▶ _Directions for this task_: Restate the records in their entirety, word for word.

▶ _Data supplied_:
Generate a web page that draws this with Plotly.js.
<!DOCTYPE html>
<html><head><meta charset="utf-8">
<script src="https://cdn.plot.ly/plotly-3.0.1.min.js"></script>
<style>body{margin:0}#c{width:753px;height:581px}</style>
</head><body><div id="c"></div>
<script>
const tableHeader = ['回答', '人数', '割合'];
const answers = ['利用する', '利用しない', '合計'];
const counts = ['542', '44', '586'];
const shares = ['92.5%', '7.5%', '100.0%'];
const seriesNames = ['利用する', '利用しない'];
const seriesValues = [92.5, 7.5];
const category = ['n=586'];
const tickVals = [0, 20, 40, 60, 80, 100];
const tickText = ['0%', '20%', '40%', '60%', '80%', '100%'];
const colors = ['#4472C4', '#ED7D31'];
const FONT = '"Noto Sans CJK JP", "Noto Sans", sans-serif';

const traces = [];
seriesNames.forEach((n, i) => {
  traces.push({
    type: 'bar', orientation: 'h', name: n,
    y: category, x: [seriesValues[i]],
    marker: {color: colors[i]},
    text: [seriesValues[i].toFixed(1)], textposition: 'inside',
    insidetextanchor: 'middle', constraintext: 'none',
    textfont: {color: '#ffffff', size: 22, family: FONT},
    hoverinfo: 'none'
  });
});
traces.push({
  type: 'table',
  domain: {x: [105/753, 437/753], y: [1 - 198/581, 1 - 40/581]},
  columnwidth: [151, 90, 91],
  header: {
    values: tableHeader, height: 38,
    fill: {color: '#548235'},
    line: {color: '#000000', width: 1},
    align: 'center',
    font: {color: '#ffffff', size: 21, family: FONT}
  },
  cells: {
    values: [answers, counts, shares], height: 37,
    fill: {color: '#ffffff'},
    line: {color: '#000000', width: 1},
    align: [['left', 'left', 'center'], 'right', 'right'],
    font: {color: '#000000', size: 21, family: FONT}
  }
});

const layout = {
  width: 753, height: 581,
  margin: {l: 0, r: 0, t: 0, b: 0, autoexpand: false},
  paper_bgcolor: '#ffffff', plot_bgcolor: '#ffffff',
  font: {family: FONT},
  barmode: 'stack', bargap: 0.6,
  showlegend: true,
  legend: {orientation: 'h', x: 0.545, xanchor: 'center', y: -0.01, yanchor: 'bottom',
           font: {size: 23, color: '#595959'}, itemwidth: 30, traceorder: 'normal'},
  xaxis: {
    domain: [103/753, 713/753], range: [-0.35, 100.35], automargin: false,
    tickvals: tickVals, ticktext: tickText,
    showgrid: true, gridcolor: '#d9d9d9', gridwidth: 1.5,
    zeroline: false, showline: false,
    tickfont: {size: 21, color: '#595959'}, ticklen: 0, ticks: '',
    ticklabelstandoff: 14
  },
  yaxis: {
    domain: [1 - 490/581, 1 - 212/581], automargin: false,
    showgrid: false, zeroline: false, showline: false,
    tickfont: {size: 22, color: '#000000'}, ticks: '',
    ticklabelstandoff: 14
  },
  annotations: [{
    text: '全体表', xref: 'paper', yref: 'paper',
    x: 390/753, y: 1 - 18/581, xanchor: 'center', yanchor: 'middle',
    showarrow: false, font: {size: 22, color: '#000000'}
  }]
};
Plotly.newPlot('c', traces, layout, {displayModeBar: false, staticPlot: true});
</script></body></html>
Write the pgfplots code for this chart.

▶ _Worked solution_:
Generate a web page that draws this with Plotly.js.
<!DOCTYPE html>
<html><head><meta charset="utf-8">
<script src="https://cdn.plot.ly/plotly-3.0.1.min.js"></script>
<style>body{margin:0}#c{width:753px;height:581px}</style>
</head><body><div id="c"></div>
<script>
const tableHeader = ['回答', '人数', '割合'];
const answers = ['利用する', '利用しない', '合計'];
const counts = ['542', '44', '586'];
const shares = ['92.5%', '7.5%', '100.0%'];
const seriesNames = ['利用する', '利用しない'];
const seriesValues = [92.5, 7.5];
const category = ['n=586'];
const tickVals = [0, 20, 40, 60, 80, 100];
const tickText = ['0%', '20%', '40%', '60%', '80%', '100%'];
const colors = ['#4472C4', '#ED7D31'];
const FONT = '"Noto Sans CJK JP", "Noto Sans", sans-serif';

const traces = [];
seriesNames.forEach((n, i) => {
  traces.push({
    type: 'bar', orientation: 'h', name: n,
    y: category, x: [seriesValues[i]],
    marker: {color: colors[i]},
    text: [seriesValues[i].toFixed(1)], textposition: 'inside',
    insidetextanchor: 'middle', constraintext: 'none',
    textfont: {color: '#ffffff', size: 22, family: FONT},
    hoverinfo: 'none'
  });
});
traces.push({
  type: 'table',
  domain: {x: [105/753, 437/753], y: [1 - 198/581, 1 - 40/581]},
  columnwidth: [151, 90, 91],
  header: {
    values: tableHeader, height: 38,
    fill: {color: '#548235'},
    line: {color: '#000000', width: 1},
    align: 'center',
    font: {color: '#ffffff', size: 21, family: FONT}
  },
  cells: {
    values: [answers, counts, shares], height: 37,
    fill: {color: '#ffffff'},
    line: {color: '#000000', width: 1},
    align: [['left', 'left', 'center'], 'right', 'right'],
    font: {color: '#000000', size: 21, family: FONT}
  }
});

const layout = {
  width: 753, height: 581,
  margin: {l: 0, r: 0, t: 0, b: 0, autoexpand: false},
  paper_bgcolor: '#ffffff', plot_bgcolor: '#ffffff',
  font: {family: FONT},
  barmode: 'stack', bargap: 0.6,
  showlegend: true,
  legend: {orientation: 'h', x: 0.545, xanchor: 'center', y: -0.01, yanchor: 'bottom',
           font: {size: 23, color: '#595959'}, itemwidth: 30, traceorder: 'normal'},
  xaxis: {
    domain: [103/753, 713/753], range: [-0.35, 100.35], automargin: false,
    tickvals: tickVals, ticktext: tickText,
    showgrid: true, gridcolor: '#d9d9d9', gridwidth: 1.5,
    zeroline: false, showline: false,
    tickfont: {size: 21, color: '#595959'}, ticklen: 0, ticks: '',
    ticklabelstandoff: 14
  },
  yaxis: {
    domain: [1 - 490/581, 1 - 212/581], automargin: false,
    showgrid: false, zeroline: false, showline: false,
    tickfont: {size: 22, color: '#000000'}, ticks: '',
    ticklabelstandoff: 14
  },
  annotations: [{
    text: '全体表', xref: 'paper', yref: 'paper',
    x: 390/753, y: 1 - 18/581, xanchor: 'center', yanchor: 'middle',
    showarrow: false, font: {size: 22, color: '#000000'}
  }]
};
Plotly.newPlot('c', traces, layout, {displayModeBar: false, staticPlot: true});
</script></body></html>
Write the pgfplots code for this chart.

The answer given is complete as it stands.